Les Chroniques de l'Imaginaire

Anomalie P - Pajot, Stephane

Tristan Madec, c'est le conducteur de l'éléphant de l'île de Nantes. Il vit sa solitude dans son passé, à l'aide du Batraxil, la nouvelle drogue à la mode, surtout depuis que Lou l'a quitté. Il cherche assez clairement à fuir le monde, d'autant qu'il ne tourne visiblement pas si rond que ça, le monde, en ce moment... Un professeur étrange l'embauche pour pécher des grenouilles aux orteils surnuméraires, un pécheur est assassiné et Pablo disparaît sur le lac pendant son enterrement de vie de garçon. C'est étrange tout cela, et ça l'est d'autant plus que Tristan est aspiré régulièrement auprès d'Anton, son frère décédé dans sa jeunesse, dans un monde étrange, mythique. Bien malgré lui, il va être entraîné dans une mission de sauvetage un peu incongrue.

N'avez vous jamais eu la sensation en finissant un bouquin qu'il devait certainement exister des mondes parallèles ? L'un dans lequel évolue le commun des mortel, et l'autre qui accueille l'auteur du livre que vous venez de finir ?

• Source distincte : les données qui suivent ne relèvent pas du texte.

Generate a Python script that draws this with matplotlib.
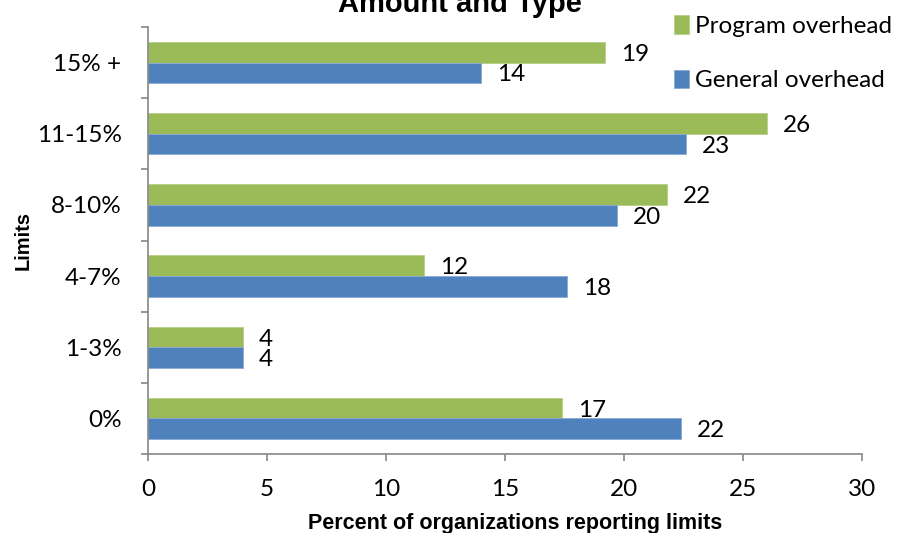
import matplotlib
matplotlib.use('Agg')
import matplotlib.pyplot as plt
import numpy as np

# data
categories = ['0%', '1-3%', '4-7%', '8-10%', '11-15%', '15% +']
program = [17.4, 4.0, 11.6, 21.8, 26.0, 19.2]
general = [22.4, 4.0, 17.6, 19.7, 22.6, 14.0]
program_labels = ['17', '4', '12', '22', '26', '19']
general_labels = ['22', '4', '18', '20', '23', '14']

GREEN = '#9BBB59'
BLUE = '#4F81BD'
AXIS = '#868686'
TICK_FONT = 'Lato'
BOLD_FONT = 'Liberation Sans'
FS = 17.5

fig = plt.figure(figsize=(9.11, 5.33), dpi=100)
ax = fig.add_axes([148 / 911, 1 - 454 / 533, 714 / 911, 427 / 533])

y = np.arange(len(categories))
h = 0.29
ax.barh(y + h / 2, program, height=h, color=GREEN, edgecolor='#B5CF86', linewidth=0.6,
        label='Program overhead')
ax.barh(y - h / 2, general, height=h, color=BLUE, edgecolor='#8BA9D4', linewidth=0.6,
        label='General overhead')

# value labels outside the bar ends
for yi, v, t in zip(y, program, program_labels):
    ax.annotate(t, (v, yi + h / 2), xytext=(11.5, -1.5), textcoords='offset points',
                va='center', ha='left', fontsize=FS, family=TICK_FONT)
for yi, v, t in zip(y, general, general_labels):
    ax.annotate(t, (v, yi - h / 2), xytext=(11.5, -1.5), textcoords='offset points',
                va='center', ha='left', fontsize=FS, family=TICK_FONT)

ax.set_xlim(0, 30)
ax.set_ylim(-0.5, len(categories) - 0.5)
ax.set_xticks(np.arange(0, 31, 5))
ax.set_yticks(y)
ax.set_yticklabels(categories)
ax.set_yticks(np.arange(-0.5, len(categories)), minor=True)

for s in ['top', 'right']:
    ax.spines[s].set_visible(False)
for s in ['left', 'bottom']:
    ax.spines[s].set_color(AXIS)
    ax.spines[s].set_linewidth(1.2)

ax.tick_params(axis='y', which='major', length=0, pad=19)
ax.tick_params(axis='y', which='minor', length=5, color=AXIS, width=1.2)
ax.tick_params(axis='x', which='major', length=5, color=AXIS, width=1.2, pad=13)
for lab in ax.get_xticklabels() + ax.get_yticklabels():
    lab.set_fontfamily(TICK_FONT)
    lab.set_fontsize(FS)

leg = ax.legend(loc='upper left', bbox_to_anchor=(674 / 911, 1 - 15 / 533), bbox_transform=fig.transFigure,
                frameon=False, handlelength=0.6, handleheight=0.8, handletextpad=0.25,
                labelspacing=1.35, borderaxespad=0, borderpad=0,
                prop={'family': TICK_FONT, 'size': 17.5})

fig.text(459.5 / 911, 1 - 12 / 533, 'Amount and Type', ha='center', va='baseline',
         fontsize=21, fontweight='bold', family=BOLD_FONT)
fig.text(23 / 911, 1 - 241 / 533, 'Limits', rotation=90, ha='center', va='center',
         fontsize=14.5, fontweight='bold', family=BOLD_FONT)
fig.text(515 / 911, 1 - 523 / 533, 'Percent of organizations reporting limits', ha='center',
         va='center', fontsize=15.5, fontweight='bold', family=BOLD_FONT)

fig.savefig('out.png', dpi=100)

Nous ne sommes pas ici dans la bizarrerie programmée ou volontairement provocatrice. Non, nous sommes dans un univers à part, celui de monsieur Pajot. A se demander parfois s'il ne plonge pas lui même régulièrement dans le Batraxil. C'est déstabilisant, surtout pour entrer dans la lecture. Mais cela participe aussi à mieux percevoir l'ambiance et le quotidien de Tristan.

Les personnages ne sont pour la plupart qu'ébauchés. Seul Tristan a une certaine constance pendant tout l'ouvrage. Il n'en est pour autant pas vraiment le héros. Il servirait presque plus de fil rouge. Il n'y a pas de réel attachement et une certaine distance s'installe. Il n'y a presque que Barbara, la fiancée de Pablo, qui paraisse avoir une certaine humanité, une certaine "normalité".

Le style est agréable et accessible. La trame est au final plutôt complexe. Il y a pas mal de petites histoires parallèles qui finalement n'amènent pas grand chose de plus à l'intrigue mais contribuent à l'ambiance. Sauf que l'on se demande parfois en cours de lecture comment tout cela va bien pouvoir finir par se recouper... Et bien cela ne se recoupe pas ! Ce sont des vies parallèles, des détails qui éloignent des chemins.
Ne cherchez pas non plus vraiment le coté enquête que l'on peut retrouver dans un polar. Il n'y en a pas réellement. Il y a des évènements qui se produisent, qui en induisent d'autres, et d'autres encore, et c'est tout cela qui va faire avancer l'histoire. Ne cherchez pas la logique cartésienne qui sous-tend toute chose.
La solution est folle, et c'est probablement ce qui fait que malgré toutes ces difficultés, on ne peut s'empêcher de penser que l'auteur a fait quelque chose de bien. D'inéluctable, mais de bien.